The Islamabad Nature Conservation and Wildlife Management Act 2023 brings stricter rules. Here is what it entails.
The Islamabad Nature Conservation and Wildlife Management Act 2023 aims to strengthen wildlife and environmental protections within the Islamabad Capital Territory and hopes to restrict the captivity of wild and exotic species as pets.
The act, that replaces an ordinance from 1979, prohibits wild animals from being kept privately as pets. This includes exotic big cats, a trend that has seen these wild animals increasingly kept as pets in residential areas in Pakistan.
The new rules also ban the private sector from establishing breeding facilities for wild animals. However, these same restrictions aren’t imposed on the public sector, where the law allows for the regulation of breeding facilities and the establishment of public sector animal rescue and rehabilitation centers for wild animals.
It additionally requires exotic or wild species in private possession to be declared and surrendered to the Islamabad Wildlife Management Board, failing which, the law grants the Board the power to search and seize animals without a warrant.

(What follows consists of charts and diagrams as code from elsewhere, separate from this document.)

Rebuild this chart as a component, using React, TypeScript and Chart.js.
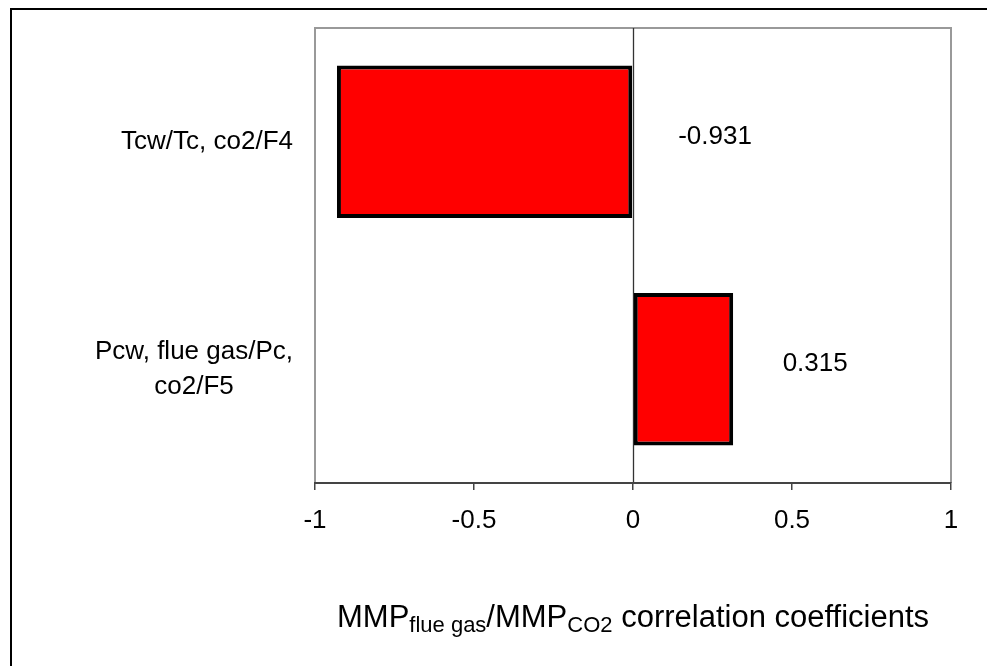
import React, { useEffect, useRef } from "react";
import { Chart, registerables } from "chart.js";

Chart.register(...registerables);

const categories: string[][] = [["Tcw/Tc, co2/F4"], ["Pcw, flue gas/Pc,", "co2/F5"]];
const coefficients: number[] = [-0.931, 0.315];
const valueLabels: string[] = ["-0.931", "0.315"];
const tickValues: number[] = [-1, -0.5, 0, 0.5, 1];
const titleParts: { text: string; sub: boolean }[] = [
  { text: "MMP", sub: false },
  { text: "flue gas", sub: true },
  { text: "/MMP", sub: false },
  { text: "CO2", sub: true },
  { text: " correlation coefficients", sub: false },
];

const FONT = "'Liberation Sans', Arial, sans-serif";

const decorPlugin = {
  id: "decor",
  beforeDraw(chart: any) {
    const { ctx, chartArea } = chart;
    ctx.save();
    ctx.strokeStyle = "#000";
    ctx.lineWidth = 2;
    ctx.strokeRect(11, 9, 1200, 1200);
    ctx.strokeStyle = "#999";
    ctx.lineWidth = 2;
    ctx.beginPath();
    ctx.moveTo(chartArea.left, chartArea.bottom);
    ctx.lineTo(chartArea.left, chartArea.top);
    ctx.lineTo(chartArea.right, chartArea.top);
    ctx.lineTo(chartArea.right, chartArea.bottom);
    ctx.stroke();
    const x0 = Math.round(chart.scales.x.getPixelForValue(0)) + 0.5;
    ctx.strokeStyle = "#333";
    ctx.lineWidth = 1.3;
    ctx.beginPath();
    ctx.moveTo(x0, chartArea.top);
    ctx.lineTo(x0, chartArea.bottom);
    ctx.stroke();
    ctx.restore();
  },
  afterDraw(chart: any) {
    const { ctx, chartArea } = chart;
    const xs = chart.scales.x;
    const ys = chart.scales.y;
    ctx.save();
    ctx.fillStyle = "#000";
    ctx.font = `26px ${FONT}`;
    ctx.textBaseline = "middle";
    ctx.textAlign = "center";
    const lineH = 35;
    categories.forEach((lines, i) => {
      const cy = ys.getPixelForValue(i);
      const w = Math.max(...lines.map((l) => ctx.measureText(l).width));
      const right = chartArea.left - 22;
      const cx = right - w / 2;
      const startY = cy - ((lines.length - 1) * lineH) / 2;
      lines.forEach((l, j) => ctx.fillText(l, cx, startY + j * lineH));
    });
    ctx.font = `26px ${FONT}`;
    coefficients.forEach((v, i) => {
      const x = xs.getPixelForValue(Math.max(v, 0)) + 82;
      const y = ys.getPixelForValue(i) - 5;
      ctx.fillText(valueLabels[i], x, y);
    });
    ctx.textAlign = "left";
    ctx.textBaseline = "alphabetic";
    const big = `31px ${FONT}`;
    const small = `22px ${FONT}`;
    let total = 0;
    const widths = titleParts.map((p) => {
      ctx.font = p.sub ? small : big;
      const w = ctx.measureText(p.text).width;
      total += w;
      return w;
    });
    let x = (chartArea.left + chartArea.right) / 2 - total / 2;
    const baseline = xs.bottom - 39;
    titleParts.forEach((p, i) => {
      ctx.font = p.sub ? small : big;
      ctx.fillText(p.text, x, p.sub ? baseline + 5 : baseline);
      x += widths[i];
    });
    ctx.restore();
  },
};

export default function App() {
  const ref = useRef<HTMLCanvasElement>(null);
  useEffect(() => {
    if (!ref.current) return;
    const chart = new Chart(ref.current, {
      type: "bar",
      data: {
        labels: categories as any,
        datasets: [
          {
            data: coefficients,
            backgroundColor: "#ff0000",
            borderColor: "#000",
            borderWidth: 4,
            borderSkipped: false,
            barPercentage: 0.67,
            categoryPercentage: 1,
          },
        ],
      },
      options: {
        indexAxis: "y",
        animation: false,
        responsive: false,
        layout: { padding: { top: 28, right: 36, left: 0, bottom: 0 } },
        plugins: { legend: { display: false }, tooltip: { enabled: false }, title: { display: false } },
        scales: {
          x: {
            type: "linear",
            min: -1,
            max: 1,
            afterBuildTicks: (s: any) => {
              s.ticks = tickValues.map((v) => ({ value: v }));
            },
            afterFit: (s: any) => {
              s.height = 183;
            },
            ticks: {
              color: "#000",
              font: { family: FONT, size: 26 },
              padding: 15,
              maxRotation: 0,
              callback: (v: any) => String(v),
            },
            grid: {
              drawOnChartArea: false,
              drawTicks: true,
              tickLength: 7,
              color: "#444",
              lineWidth: 1.5,
            },
            border: { display: true, color: "#444", width: 2 },
          },
          y: {
            type: "category",
            afterFit: (s: any) => {
              s.width = 315;
            },
            ticks: { display: false },
            grid: { display: false },
            border: { display: false },
          },
        },
      },
      plugins: [decorPlugin],
    });
    return () => chart.destroy();
  }, []);
  return (
    <div style={{ position: "absolute", left: 0, top: 0, width: 987, height: 666, background: "#fff" }}>
      <canvas ref={ref} width={987} height={666} />
    </div>
  );
}
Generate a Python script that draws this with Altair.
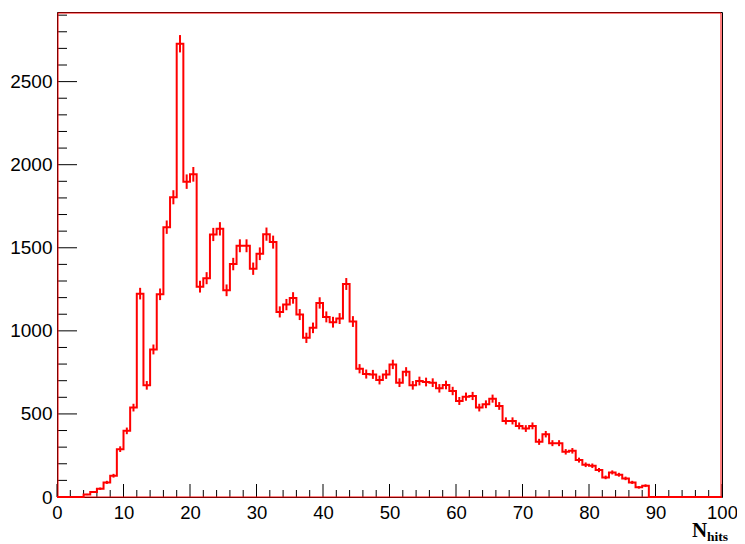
import altair as alt
import pandas as pd
import numpy as np

# Histogram content: N_hits, 100 bins of width 1 from 0 to 100
bin_low = list(range(100))
counts = [
    0, 0, 0, 0, 15, 30, 50, 88, 128, 288,
    398, 538, 1224, 672, 888, 1220, 1624, 1804, 2728, 1898,
    1942, 1266, 1317, 1580, 1614, 1244, 1402, 1512, 1512, 1374,
    1464, 1582, 1534, 1114, 1158, 1198, 1098, 958, 1018, 1168,
    1084, 1052, 1074, 1282, 1056, 772, 740, 738, 704, 738,
    798, 688, 754, 672, 698, 692, 688, 654, 674, 638,
    578, 604, 608, 538, 558, 592, 548, 458, 458, 428,
    412, 428, 332, 378, 324, 324, 272, 278, 222, 194,
    188, 162, 118, 148, 134, 112, 88, 58, 68, 0,
    0, 0, 0, 0, 0, 0, 0, 0, 0, 0,
]
x_major = list(range(0, 101, 10))
x_minor = [v for v in range(0, 101, 2) if v % 10 != 0]
y_major = list(range(0, 2501, 500))
y_minor = [v for v in range(0, 2901, 100) if v % 500 != 0]

W, H = 665, 485
YMAX = 2919
PAD_L = 49

step_df = pd.DataFrame({"x": bin_low + [100], "y": counts + [0]})
err_df = pd.DataFrame({
    "xc": [b + 0.5 for b, c in zip(bin_low, counts) if c > 0],
    "lo": [c - np.sqrt(c) for c in counts if c > 0],
    "hi": [c + np.sqrt(c) for c in counts if c > 0],
})

xscale = alt.Scale(domain=[0, 100], nice=False, zero=False)
yscale = alt.Scale(domain=[0, YMAX], nice=False)

xaxis = alt.Axis(values=x_major, ticks=False, tickSize=0, domain=False, grid=False,
                 labelFont="Liberation Sans", labelFontSize=18.5, labelColor="black",
                 labelPadding=6, labelFlush=False, labelOverlap=False, title=None, format="d")
yaxis = alt.Axis(values=y_major, ticks=False, tickSize=0, domain=False, grid=False,
                 labelFont="Liberation Sans", labelFontSize=19, labelColor="black",
                 labelPadding=5, labelFlush=False, labelOverlap=False, title=None, format="d")

hist = alt.Chart(step_df).mark_line(
    interpolate="step-after", color="#ff0000", strokeWidth=2
).encode(
    x=alt.X("x:Q", scale=xscale, axis=xaxis),
    y=alt.Y("y:Q", scale=yscale, axis=yaxis),
)

errs = alt.Chart(err_df).mark_rule(color="#ff0000", strokeWidth=2).encode(
    x=alt.X("xc:Q", scale=xscale),
    y=alt.Y("lo:Q", scale=yscale),
    y2="hi:Q",
)

ymaj = alt.Chart(pd.DataFrame({"v": y_major})).mark_rule(color="black", strokeWidth=1).encode(
    y=alt.Y("v:Q", scale=yscale), x=alt.value(0), x2=alt.value(20))
ymin = alt.Chart(pd.DataFrame({"v": y_minor})).mark_rule(color="black", strokeWidth=1).encode(
    y=alt.Y("v:Q", scale=yscale), x=alt.value(0), x2=alt.value(10))
xmaj = alt.Chart(pd.DataFrame({"v": x_major})).mark_rule(color="black", strokeWidth=1).encode(
    x=alt.X("v:Q", scale=xscale), y=alt.value(H), y2=alt.value(H - 13))
xmin = alt.Chart(pd.DataFrame({"v": x_minor})).mark_rule(color="black", strokeWidth=1).encode(
    x=alt.X("v:Q", scale=xscale), y=alt.value(H), y2=alt.value(H - 7))

frame = alt.Chart(pd.DataFrame({"a": [0]})).mark_rect(
    fillOpacity=0, stroke="#ff0000", strokeWidth=1
).encode(x=alt.value(1), x2=alt.value(W - 1), y=alt.value(1), y2=alt.value(H))

title_n = alt.Chart(pd.DataFrame({"t": ["N"]})).mark_text(
    font="Liberation Serif", fontWeight="bold", fontSize=21, align="left",
    baseline="alphabetic", color="black"
).encode(text="t:N", x=alt.value(692 - 8 - PAD_L), y=alt.value(525))
title_sub = alt.Chart(pd.DataFrame({"t": ["hits"]})).mark_text(
    font="Liberation Serif", fontWeight="bold", fontSize=13.5, align="left",
    baseline="alphabetic", color="black"
).encode(text="t:N", x=alt.value(707 - 8 - PAD_L), y=alt.value(529))

chart = alt.layer(
    ymin, ymaj, xmin, xmaj, frame, hist, errs, title_n, title_sub
).properties(
    width=W, height=H,
    padding={"left": PAD_L, "top": 4, "right": 729 - PAD_L - W, "bottom": 47},
    autosize=alt.AutoSizeParams(type="none"),
    background="white",
).configure_view(stroke="black", strokeWidth=1)

chart.save("out.html", embed_options={"renderer": "svg", "actions": False})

Which animals are protected?
The document defines all species that fall under the wildlife category, including game animals when immature, female game animals when suckling, pregnant or accompanied by offspring.
It also includes native and exotic species listed in Appendix-I of CITES (Convention on International Trade in Endangered Species of Wild Fauna and Flora) and CMS (Convention on the Conservation of Migratory Species of Wild Animal).

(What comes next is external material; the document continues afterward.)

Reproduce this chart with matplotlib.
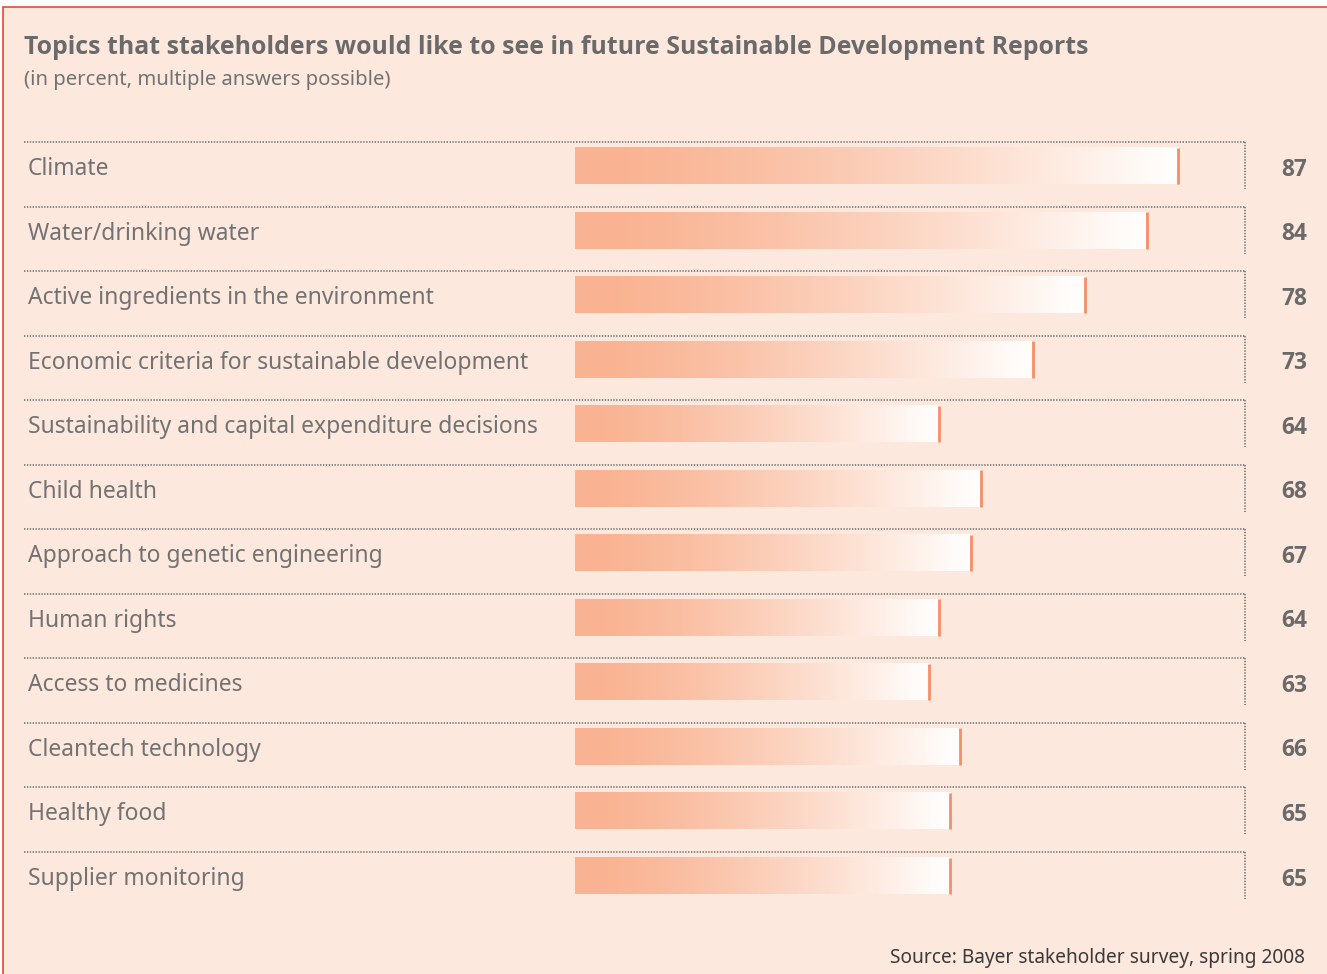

The law further specifies a long list of unregulated, carnivore, primate, aquatic, rodent mammals and ducks, some avian species and all members of the reptile group.
These categories extend from big cats to otherwise common pets like lizards, marine and freshwater turtles, tortoises, some parakeet and duck species, owls and some pheasants.
Shortcomings and loopholes
The framework is vaguely worded and fails to define a course of action to locate and seize wild animals kept as pets. Currently, the directive only mandates owners surrender their pets.
Furthermore, there are no outlined plans for animal welfare standards and measures licensed facilities that house exotic animals can take if someone commits the offense of “injuring” a wild animal.
The new law also does not prohibit the importation of exotic species. This is regulated by permits obtained from the Board and the country of export.
But special permits obtained under the Pakistan Trade Control of Fauna and Flora Act 2012 to import wild species contradict the act, allowing the legal possession of wild and exotic animals under many circumstances in Islamabad.